The simplest application of XML is to non textual, but numerical data (N.B. not binary data!). HEP is full of this, and it is no wonder that there are now many examples of physicists at CERN who are turning to XML as a general purpose data description language.
Some examples are described in the following.
WIRED is a system for displaying events (i.e. particle tracks, hits) from a collision inside a detector. The data on the display can be manipulated in many ways: one can zoom in and out, look at specialized projections, hide parts from the display and so on. In the figure below you can see hits on wires in a tracking chamber with a few reconstructed tracks.
Tracks generated by a Monte Carlo simulation program can be distinguished from reconstructed tracks by changing their colour or representation. WIRED is written in Java. To get the event and detector data (i.e. the coordinates of points, lines and polygons) into WIRED, WIRED has to be integrated into an analysis program (which then needs to be written in Java), or the data should be supplied in an application independent form such as XML. An XML loader has to be written that knows how to represent a <polygon> on the screen.
Traditionally, experiments have built their own event displays. The big advantage of this way of working is that the WIRED developers can concentrate and apply their expertise to the very specialized domain of event visualization, while the problem of getting the data into the system is handled once, by XML. The WIRED client, an experiment, only has to write its data out in XML form (possibly via a Web server). In principle any experiment can do this.
Detector Description Persistency in Gaudi
Within the Gaudi framework, the LHCb experiment is using XML as a persistent way to store its detector description. The detector material and 3D geometry C++ objects (following the Geant 4 structure) are converted to XML for saving in a transient data store, to facilitate independent editing and creation by graphic XML tools. The following mapping between C++ objects and XML was used:
The advantage of using XML is that the detector geometry can be easily modified (e.g. adding a new subdetector) using an XML editor; and it can be easily mapped in both directions onto programmatic datastructures.

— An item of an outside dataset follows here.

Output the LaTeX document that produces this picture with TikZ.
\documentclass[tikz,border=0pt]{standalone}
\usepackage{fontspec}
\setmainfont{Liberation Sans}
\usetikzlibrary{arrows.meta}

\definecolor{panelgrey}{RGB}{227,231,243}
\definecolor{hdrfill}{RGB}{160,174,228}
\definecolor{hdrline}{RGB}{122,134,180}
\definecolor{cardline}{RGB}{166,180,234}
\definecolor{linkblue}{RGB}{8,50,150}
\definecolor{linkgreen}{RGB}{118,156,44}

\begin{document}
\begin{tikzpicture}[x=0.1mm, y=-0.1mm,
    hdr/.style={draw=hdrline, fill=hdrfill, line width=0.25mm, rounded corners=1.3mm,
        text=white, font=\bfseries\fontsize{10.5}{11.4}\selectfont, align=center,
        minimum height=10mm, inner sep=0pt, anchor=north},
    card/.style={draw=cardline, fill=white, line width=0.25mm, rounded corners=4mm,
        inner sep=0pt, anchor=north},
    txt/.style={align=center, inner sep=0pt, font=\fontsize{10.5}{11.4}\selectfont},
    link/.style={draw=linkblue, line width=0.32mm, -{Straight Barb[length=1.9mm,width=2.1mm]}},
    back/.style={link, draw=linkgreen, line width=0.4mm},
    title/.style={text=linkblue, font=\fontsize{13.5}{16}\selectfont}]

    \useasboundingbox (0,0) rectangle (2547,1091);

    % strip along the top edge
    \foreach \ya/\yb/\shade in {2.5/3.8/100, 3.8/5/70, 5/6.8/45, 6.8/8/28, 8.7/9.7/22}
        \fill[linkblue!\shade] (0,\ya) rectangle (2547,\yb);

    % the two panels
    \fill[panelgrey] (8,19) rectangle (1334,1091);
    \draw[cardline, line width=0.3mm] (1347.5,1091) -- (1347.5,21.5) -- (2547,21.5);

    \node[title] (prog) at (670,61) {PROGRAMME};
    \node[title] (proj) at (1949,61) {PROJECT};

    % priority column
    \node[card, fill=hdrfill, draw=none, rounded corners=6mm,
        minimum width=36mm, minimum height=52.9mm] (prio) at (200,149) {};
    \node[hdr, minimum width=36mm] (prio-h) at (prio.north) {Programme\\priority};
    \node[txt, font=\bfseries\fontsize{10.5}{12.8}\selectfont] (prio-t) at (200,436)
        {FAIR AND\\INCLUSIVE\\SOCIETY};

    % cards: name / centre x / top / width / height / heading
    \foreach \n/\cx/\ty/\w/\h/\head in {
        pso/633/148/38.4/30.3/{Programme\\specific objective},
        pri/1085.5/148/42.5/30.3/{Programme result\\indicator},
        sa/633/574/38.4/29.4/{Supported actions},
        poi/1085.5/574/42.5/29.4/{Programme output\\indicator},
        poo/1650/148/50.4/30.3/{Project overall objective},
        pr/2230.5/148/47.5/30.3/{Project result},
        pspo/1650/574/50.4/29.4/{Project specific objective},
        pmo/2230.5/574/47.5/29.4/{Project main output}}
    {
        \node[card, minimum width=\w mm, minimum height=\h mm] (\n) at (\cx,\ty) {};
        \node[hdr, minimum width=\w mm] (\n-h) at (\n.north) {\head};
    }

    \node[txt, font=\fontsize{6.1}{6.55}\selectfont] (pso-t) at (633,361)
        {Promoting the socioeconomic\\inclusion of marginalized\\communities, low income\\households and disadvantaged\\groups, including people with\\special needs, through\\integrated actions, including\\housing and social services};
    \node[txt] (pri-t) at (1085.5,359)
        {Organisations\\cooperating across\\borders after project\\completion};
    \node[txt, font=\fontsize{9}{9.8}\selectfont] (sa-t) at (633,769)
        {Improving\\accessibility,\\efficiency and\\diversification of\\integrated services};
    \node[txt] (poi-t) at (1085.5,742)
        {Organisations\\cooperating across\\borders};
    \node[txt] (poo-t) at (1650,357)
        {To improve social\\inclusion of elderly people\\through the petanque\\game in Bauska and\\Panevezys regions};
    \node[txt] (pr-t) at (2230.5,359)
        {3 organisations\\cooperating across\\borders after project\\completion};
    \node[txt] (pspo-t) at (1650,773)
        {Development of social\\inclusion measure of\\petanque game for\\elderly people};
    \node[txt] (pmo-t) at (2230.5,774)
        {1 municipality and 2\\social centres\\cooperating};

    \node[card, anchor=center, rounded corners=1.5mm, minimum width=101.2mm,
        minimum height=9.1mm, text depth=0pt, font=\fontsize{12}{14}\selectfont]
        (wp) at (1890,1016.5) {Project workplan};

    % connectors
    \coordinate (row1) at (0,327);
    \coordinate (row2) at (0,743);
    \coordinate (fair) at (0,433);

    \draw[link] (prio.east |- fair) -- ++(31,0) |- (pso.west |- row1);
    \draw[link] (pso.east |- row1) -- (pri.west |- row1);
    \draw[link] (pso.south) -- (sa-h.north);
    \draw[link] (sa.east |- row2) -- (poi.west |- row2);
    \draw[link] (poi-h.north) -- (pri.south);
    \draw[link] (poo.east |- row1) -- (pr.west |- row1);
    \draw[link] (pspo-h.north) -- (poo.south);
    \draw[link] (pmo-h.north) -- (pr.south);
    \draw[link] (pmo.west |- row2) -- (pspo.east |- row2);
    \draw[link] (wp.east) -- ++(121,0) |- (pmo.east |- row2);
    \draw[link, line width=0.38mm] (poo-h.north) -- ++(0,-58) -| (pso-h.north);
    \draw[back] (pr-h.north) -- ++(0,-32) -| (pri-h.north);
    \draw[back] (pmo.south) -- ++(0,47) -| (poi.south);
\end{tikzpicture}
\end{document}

A drawback is that there is no equivalence of neither methods nor inheritance in XML. This means that if a new C++ subclass is added, the XML DTD needs to be modified, and it is not easy to automate this.
The impact of these developments on library procedures will be indirect, as it will enhance people's awareness about XML, and reduce the learning curve for using XML for textual documents.
XML is a very interesting technology that is being applied in a number of places to describe data in an application-independent way. Applications of XML to documents will bring clear benefits to the library, but in the absence of easy tools to save documents as XML with a corresponding stylesheet, people will continue to use PDF and PostScript for distributing formatted documents on the Web. For mathematical texts, despite the existence of MML, it may take even longer.